Die Behauptung, dass die Volksrepubliken in Lugansk und Donezk von Russland gesteuert werden, unterstützt der Wissenschaftliche Dienst ebenfalls nicht:
„Die Frage, ob pro-russische Separatisten in der Donbass-Region derzeit von Moskau aus kontrolliert und gesteuert werden, oder ob sich noch reguläre russische Truppen auf ukrainischem Territorium aufhalten, lässt sich ohne belastbares Faktenmaterial – insbesondere ohne entsprechende Geheimdienstinformationen – nicht zuverlässig beantworten.“
Ukrainische und transatlantische Kommentatoren und Politiker verwehren sich auch meist erzürnt gegen den Begriff „Bürgerkrieg“ in Bezug auf die Ukraine. Der Wissenschaftliche Dienst des Bundestages stellt allerdings gleich im ersten Satz seiner Analyse fest, dass es sich um einen „Territorialkonflikt Donbass / Ost-Ukraine“ handelt.

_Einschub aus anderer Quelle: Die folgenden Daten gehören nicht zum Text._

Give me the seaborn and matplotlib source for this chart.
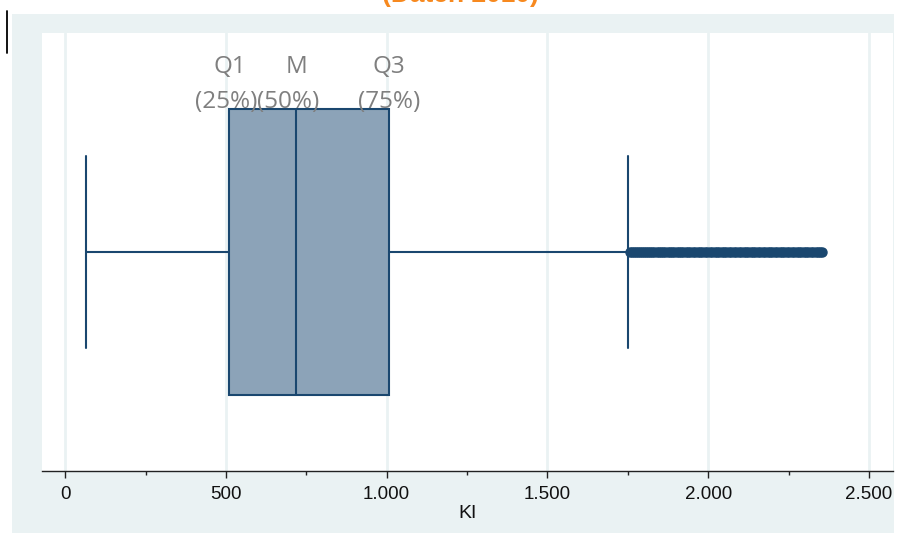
import numpy as np
import pandas as pd
import seaborn as sns
import matplotlib
matplotlib.use("Agg")
import matplotlib.pyplot as plt
from matplotlib.patches import Rectangle
from matplotlib.lines import Line2D

# Summary of the KI distribution
ki_min = 65
ki_q1 = 511
ki_median = 719
ki_q3 = 1007
ki_whisker_high = 1750
ki_outliers = [1757, 1763, 1769, 1775, 1781, 1788, 1794, 1800, 1807, 1813,
               1820, 1826, 1833, 1840, 1846, 1853, 1860, 1867, 1874, 1881,
               1888, 1895, 1902, 1909, 1916, 1923, 1931, 1938, 1945, 1953,
               1960, 1967, 1975, 1982, 1990, 1997, 2005, 2012, 2020, 2027,
               2035, 2042, 2050, 2057, 2065, 2072, 2080, 2087, 2095, 2102,
               2110, 2117, 2125, 2132, 2140, 2147, 2155, 2162, 2170, 2177,
               2185, 2192, 2200, 2207, 2215, 2222, 2230, 2237, 2245, 2252,
               2260, 2267, 2275, 2282, 2290, 2297, 2305, 2312, 2320, 2327,
               2334, 2341, 2348, 2355]

tick_values = [0, 500, 1000, 1500, 2000, 2500]
tick_labels = ["0", "500", "1.000", "1.500", "2.000", "2.500"]
quartile_names = ["Q1", "M", "Q3"]
quartile_pcts = ["(25%)", "(50%)", "(75%)"]

# Sample whose quartiles, whiskers and outliers reproduce the summary above
k = len(ki_outliers) + 1
ki_values = ([ki_min] + [ki_q1] * k + [ki_median] * k + [ki_q3] * k
             + [ki_whisker_high] + ki_outliers)
df = pd.DataFrame({"KI": ki_values})

NAVY = "#1a476f"
FILL = "#8ca3b8"
BG = "#eaf2f3"

sns.set_theme(style="white")
plt.rcParams["font.family"] = ["Liberation Sans", "DejaVu Sans"]

fig = plt.figure(figsize=(9.04, 5.34), dpi=100)
fig.patch.set_facecolor("white")

# light outer panel
fig.add_artist(Rectangle((12 / 904, 1 / 534), 882 / 904, 519 / 534,
                         transform=fig.transFigure, facecolor=BG,
                         edgecolor="none", zorder=0))

ax = fig.add_axes([42 / 904, 1 - 471 / 534, 851 / 904, 438 / 534])
ax.set_facecolor("white")
ax.set_zorder(1)

sns.boxplot(data=df, x="KI", ax=ax, width=0.653, color=FILL, linecolor=NAVY,
            saturation=1, linewidth=1.5, whis=1.5, capwidths=0.438,
            flierprops=dict(marker="o", markerfacecolor=NAVY,
                            markeredgecolor=NAVY, markersize=6.5))

ax.set_xlim(-72, 2575)
ax.set_ylim(0.5, -0.5)
ax.set_yticks([])
ax.set_ylabel("")

ax.set_xticks(tick_values)
ax.set_xticklabels(tick_labels, fontsize=13.5, color="#111111")
ax.set_xticks([250, 750, 1250, 1750, 2250], minor=True)
ax.tick_params(axis="x", which="major", bottom=True, length=5, width=1,
               color="#222222", pad=6)
ax.tick_params(axis="x", which="minor", bottom=True, length=3, width=1,
               color="#222222")
ax.set_xlabel("KI", fontsize=14, color="#111111", labelpad=1)

ax.grid(axis="x", which="major", color=BG, linewidth=2)
ax.set_axisbelow(True)
for side in ["left", "right", "top"]:
    ax.spines[side].set_visible(False)
ax.spines["bottom"].set_color("#222222")
ax.spines["bottom"].set_linewidth(1)

# quartile labels above the box
label_font = ["Open Sans", "DejaVu Sans"]
pct_shift = [-2, -6, 0]
for name, pct, val, dx in zip(quartile_names, quartile_pcts,
                              [ki_q1, ki_median, ki_q3], pct_shift):
    ax.annotate(name, xy=(val, 1 - 40 / 438), xycoords=("data", "axes fraction"),
                ha="center", va="baseline", fontsize=17.5, color="#7f7f7f",
                family=label_font)
    ax.annotate(pct, xy=(val, 1 - 75 / 438), xycoords=("data", "axes fraction"),
                xytext=(dx, 0), textcoords="offset points",
                ha="center", va="baseline", fontsize=17.5, color="#7f7f7f",
                family=label_font)

# title, running off the top edge
fig.text(460 / 904, 1 - 2 / 534, "(Daten 2010)", ha="center", va="baseline",
         fontsize=19, fontweight="bold", color="#f7891f")

# text cursor mark at the top left
fig.add_artist(Line2D([7 / 904, 7 / 904], [1 - 11 / 534, 1 - 53 / 534],
                      transform=fig.transFigure, color="black", linewidth=1.3))

fig.savefig("out.png", dpi=100, facecolor="white")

Weitere Formulierungen sind „nicht-internationaler (interner) bewaffneter Konflikt“ oder eben auch der Terminus „Bürgerkrieg“.
Im Mai 2019 hat der russische Präsident Wladimir Putin ein Dekret erlassen, dass es Ukrainern aus den Regionen Lugansk und Donezk ermöglicht, in einem vereinfachten Verfahren binnen drei Monaten russische Staatsbürger zu werden. Auch hierin sieht der Wissenschaftliche Dienst keinen eindeutigen Verstoß gegen das Völkerrecht. So heißt es in dem Gutachten:
„Die Frage, ob und wann eine extraterritoriale Politik der Masseneinbürgerung von ausländischen Staatsangehörigen gegen das Interventionsverbot des ausländischen Staates verstößt, ist völkerrechtlich ausgesprochen umstritten … Für die rechtliche Bewertung gilt es indes, im Einzelfall das Spannungsfeld zwischen dem Recht der Betroffenen, sich für die Zugehörigkeit zu einem Staat frei entscheiden zu können, ferner den Interessen des ‚Heimatstaates‘, dessen Staatsangehörige ‚abgeworben‘ werden sollen, sowie drittens der extraterritorialen Jurisdiktionsbefugnis und den Interessen des Drittstaates, der die Einbürgerungspolitik nicht zuletzt aus kulturellen oder humanitären Gründen betreiben kann, in einen gerechten Ausgleich zu bringen.“
Es ist kein Geheimnis, dass Russland die selbsternannten Volksrepubliken offiziell humanitär unterstützt. So stellt auch der Wissenschaftliche Dienst fest, dass dies wegen der ukrainischen Handelsblockade lebensnotwendig für die Volksrepubliken ist:
„Moskau leistet wirtschaftliche und humanitäre Hilfe und Unterstützung beim Aufbau der Staatlichkeit in den von pro-russischen Separatisten kontrollierten, aber international nicht anerkannten „Volksrepubliken“ Luhansk und Donezk, die infolge einer ukrainischen Handelsblockade vollständig darauf angewiesen sind, Rohstoffe aus Russland zu beziehen und eigene Produkte dorthin zu liefern.“
Abschließend verweist der Wissenschaftliche Dienst des Bundestages darauf, dass die Frage der russischen Involvierung in den Ukraine-Konflikt Gegenstand eines vor dem Internationalen Gerichtshof in Den Haag anhängigen Verfahrens zwischen der Ukraine und Russland ist, dem dieser Bericht nicht vorgreifen will. Der Wissenschaftliche Dienst schätzt den Ausgang des Verfahrens „als ungewiss“ ein.
Auch wenn sich der Wissenschaftliche Dienst in seiner Quellenauswahl neben wissenschaftlichen Einrichtungen vorwiegend auf deutsche Mainstreammedien bezieht, so bemüht er sich doch erkennbar, sich an Fakten zu halten und einseitige Interpretationen zu unterlassen.